St Augustines may be the site of Derry’s Columban monastery founded in the late 6th century.
Tradition says that the monastery was set up by Colmcille although the earliest written evidence for this claim was written about 500 years later. It is more likely that the monastery was established by his relative Fiachra mac Ciaráin (who died in 620).
The site was home to one of the (possibly the) first church in Derry – the Dubh Recles (‘the black church’) - and is now the location of St Augustine's a Church of Ireland ‘chapel of ease’ whose own history and that of its predecessors dates back to the early 17th century.
There are several legends which describe Colmcille as setting up the monastery in Derry.
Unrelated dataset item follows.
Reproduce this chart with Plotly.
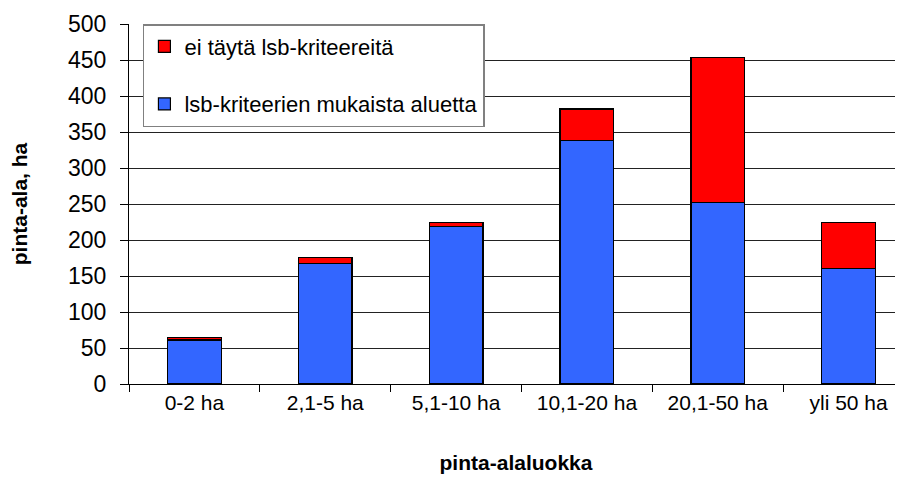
import plotly.graph_objects as go

categories = ["0-2 ha", "2,1-5 ha", "5,1-10 ha", "10,1-20 ha", "20,1-50 ha", "yli 50 ha"]
lsb_ok = [61, 167, 219, 338, 252, 160]
lsb_not = [4, 9, 5, 44, 202, 64]

font = "Liberation Sans, Arial, sans-serif"

fig = go.Figure()
fig.add_trace(go.Bar(x=categories, y=lsb_ok, name="lsb-kriteerien mukaista aluetta",
                     marker=dict(color="#3366FF", line=dict(color="black", width=1.2)),
                     width=0.41, legendgroup="b", legendrank=2))
fig.add_trace(go.Bar(x=categories, y=lsb_not, name="ei täytä lsb-kriteereitä",
                     marker=dict(color="#FF0000", line=dict(color="black", width=1.2)),
                     width=0.41, legendgroup="a", legendrank=1))

# page body has an 8px margin, so the figure is shrunk by that much
fig.update_layout(
    barmode="stack",
    width=895, height=470,
    plot_bgcolor="white", paper_bgcolor="white",
    margin=dict(l=121, r=0, t=16, b=94),
    font=dict(family=font, size=21, color="black"),
    legend=dict(x=0.018, y=1, xanchor="left", yanchor="top",
                bgcolor="white", bordercolor="#808080", borderwidth=1.5,
                traceorder="grouped", tracegroupgap=26,
                font=dict(size=22)),
    xaxis=dict(
        range=[-0.5, 5.416],
        showline=True, linecolor="black", linewidth=1,
        ticks="outside", tickson="boundaries", ticklen=7, tickcolor="black",
        tickfont=dict(size=21),
        title=dict(text="<b>pinta-alaluokka</b>", font=dict(size=21), standoff=42),
    ),
    yaxis=dict(
        range=[0, 500], dtick=50,
        showline=True, linecolor="black", linewidth=1,
        showgrid=True, gridcolor="#222", gridwidth=1,
        zeroline=False,
        ticks="outside", ticklen=8, tickcolor="black",
        ticklabelstandoff=9,
        tickfont=dict(size=23),
        title=dict(text="<b>pinta-ala, ha</b>", font=dict(size=21), standoff=34),
    ),
)

fig.write_html("out.html")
According to the 16th century Life of Colum Cille produced by Manus O’Donnell, Colmcille had been studying in Glasnevin when a plague broke out and the students were sent home. The king of his homeland Aed mac Ainmire granted Colmcille land at Daire Calgach (Derry) where he could found a monastery. At first Colmcille refused but, after he had received a sign from St Mobhi - his master at Glasnevin - he decided to set up his foundation on the site.
To cleanse the land of ‘the works of worldly men’ in preparation for his monastery, Colmcille lit a fire. The fire spread and almost destroyed a grove of oak trees so, to protect them, Colmcille prayed and the trees were saved.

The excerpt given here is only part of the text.